The Military Covenant has never actually been recognised in British law ever before that it even existed.  We will publish a new tri-service covenant because it only applied to the army before, we will ensure that Parliament

(interrupted  by “it is largely symbolic isn’t it?”)

It is not, because it will bring political pressure on any future government because it will bring in a whole range of groups that will be able to hold the government to account, the government will have to report to parliament for how that covenant is being implement and we will enshrine in law the principles behind the military covenant itself  that is a step change from any thing we planned before.

He was then asked about the situation in Libya, and the targetting of individuals:

We were very clear it is acceptable to destroy the tanks and armoured vehicles of Gadaffi when they directly threaten civilian population. It is legitimate to degrade the command and control and intelligence networks of the regime which are used to command those forces and provide that threat so we have increasingly been dealing with static targets rather than the moving targets of tanks and so on that actually pose a threat to the civilian population because of the control that allows Gaddafi to have.

On whether Gaddafi has fled or been injured:

I have not seen any new information since those reports before the weekend. It’s a very confused picture, there’s a lot of disinformation potentially out there as well. What we have to be very clear is that we will continue to put pressure on the regime as long as we believe the civilian population are at risk. We don’t target individuals but if individuals shelter within command and control mechanisms that they are using to target the civilian population, that’s their risk.

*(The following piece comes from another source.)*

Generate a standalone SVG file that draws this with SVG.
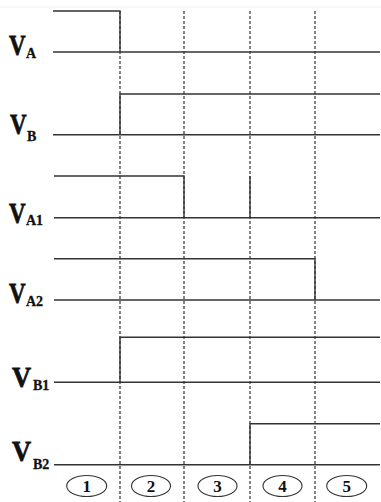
<svg xmlns="http://www.w3.org/2000/svg" width="381" height="502" viewBox="0 0 381 502">
<style>
.sig{stroke:#333;stroke-width:1.4;fill:none}
.grid{stroke:#333;stroke-width:1.2;stroke-dasharray:3 2;fill:none}
.v{font-family:"Liberation Serif","Times New Roman",serif;font-weight:bold;font-size:23px;fill:#111;stroke:#111;stroke-width:0.6}
.s{font-family:"Liberation Serif","Times New Roman",serif;font-weight:bold;font-size:14px;fill:#111;stroke:#111;stroke-width:0.3}
.ell{fill:#fff;stroke:#333;stroke-width:1.1}
.num{font-family:"Liberation Serif","Times New Roman",serif;font-weight:bold;font-size:17px;fill:#111;text-anchor:middle}
</style>
<rect width="381" height="502" fill="#fff"/>
<line x1="0" y1="7" x2="381" y2="7" stroke="#eee" stroke-width="1"/>
<g id="connectors">
<g id="grid">
<line class="grid" x1="120" y1="11" x2="120" y2="502"/>
<line class="grid" x1="184" y1="11" x2="184" y2="502"/>
<line class="grid" x1="250" y1="11" x2="250" y2="502"/>
<line class="grid" x1="315" y1="11" x2="315" y2="502"/>
</g>
<g id="sig-VA">
<polyline class="sig" points="53,11 120,11 120,52"/>
<line class="sig" x1="53" y1="52" x2="380" y2="52"/>
</g>
<g id="sig-VB">
<polyline class="sig" points="380,94 120,94 120,134.7"/>
<line class="sig" x1="53" y1="134.7" x2="380" y2="134.7"/>
</g>
<g id="sig-VA1">
<polyline class="sig" points="54,176 184,176 184,217.7"/>
<line class="sig" x1="250" y1="176" x2="250" y2="217.7"/>
<line class="sig" x1="54" y1="217.7" x2="380" y2="217.7"/>
</g>
<g id="sig-VA2">
<polyline class="sig" points="54,258.7 315,258.7 315,300"/>
<line class="sig" x1="54" y1="300" x2="380" y2="300"/>
</g>
<g id="sig-VB1">
<polyline class="sig" points="380,337.3 120,337.3 120,382.3"/>
<line class="sig" x1="54" y1="382.3" x2="380" y2="382.3"/>
</g>
<g id="sig-VB2">
<polyline class="sig" points="380,423.7 250,423.7 250,464.7"/>
<line class="sig" x1="54" y1="464.7" x2="380" y2="464.7"/>
</g>
</g>
<g id="label-VA"><text class="v" transform="translate(9,55) scale(1,1.3)">V</text><text class="s" x="26" y="58">A</text></g>
<g id="label-VB"><text class="v" transform="translate(10,134) scale(1,1.3)">V</text><text class="s" x="27" y="141">B</text></g>
<g id="label-VA1"><text class="v" transform="translate(9,223) scale(1,1.3)">V</text><text class="s" x="26" y="225">A1</text></g>
<g id="label-VA2"><text class="v" transform="translate(9,303) scale(1,1.3)">V</text><text class="s" x="26" y="306">A2</text></g>
<g id="label-VB1"><text class="v" transform="translate(12,387) scale(1.15,1.3)">V</text><text class="s" x="33" y="390">B1</text></g>
<g id="label-VB2"><text class="v" transform="translate(12,461) scale(1.15,1.3)">V</text><text class="s" x="33" y="469">B2</text></g>
<g id="phase-1"><ellipse class="ell" cx="86.7" cy="486" rx="20" ry="10.5"/><text class="num" x="86.7" y="492">1</text></g>
<g id="phase-2"><ellipse class="ell" cx="151" cy="486" rx="19.5" ry="10.5"/><text class="num" x="151" y="492">2</text></g>
<g id="phase-3"><ellipse class="ell" cx="217.5" cy="486" rx="19.5" ry="10.5"/><text class="num" x="217.5" y="492">3</text></g>
<g id="phase-4"><ellipse class="ell" cx="282.5" cy="486" rx="19.5" ry="10.5"/><text class="num" x="282.5" y="492">4</text></g>
<g id="phase-5"><ellipse class="ell" cx="346.7" cy="486" rx="20" ry="10.5"/><text class="num" x="346.7" y="492">5</text></g>
</svg>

Salmond-alex-politics-show Alex Salmond was also on the Politics Show. He was asked about why he would not call an early Scottish independence referendum:

Because during the campaign I explained why out objective  is to have the referendum in the second half of this five year parliamentary term and that our immediate priority was to put economical muscle into the Scotland Bill which is legislation which is currently going through the House of commons and the Scottish parliament because our emphasis is on getting the economic teeth to aid jobs and recovery in Scotland but given I explained all that during the election campaign you’d hardly expect me to go back on it now just because we’ve won an overwhelming victory.

And why David Cameron won't call for an early referendum either:

I would think that David Cameron probably realises that Scots wouldn’t take too kindly to a Westminster parliament with no mandate to do such a thing trying to pre-empt or usurp our democratic right to have a referendum when the people elected to have a referendum choose.

Mr Salmond also said the SNP are "prepared to engage" with a two-question referendum - implying there could be an “independent light” option.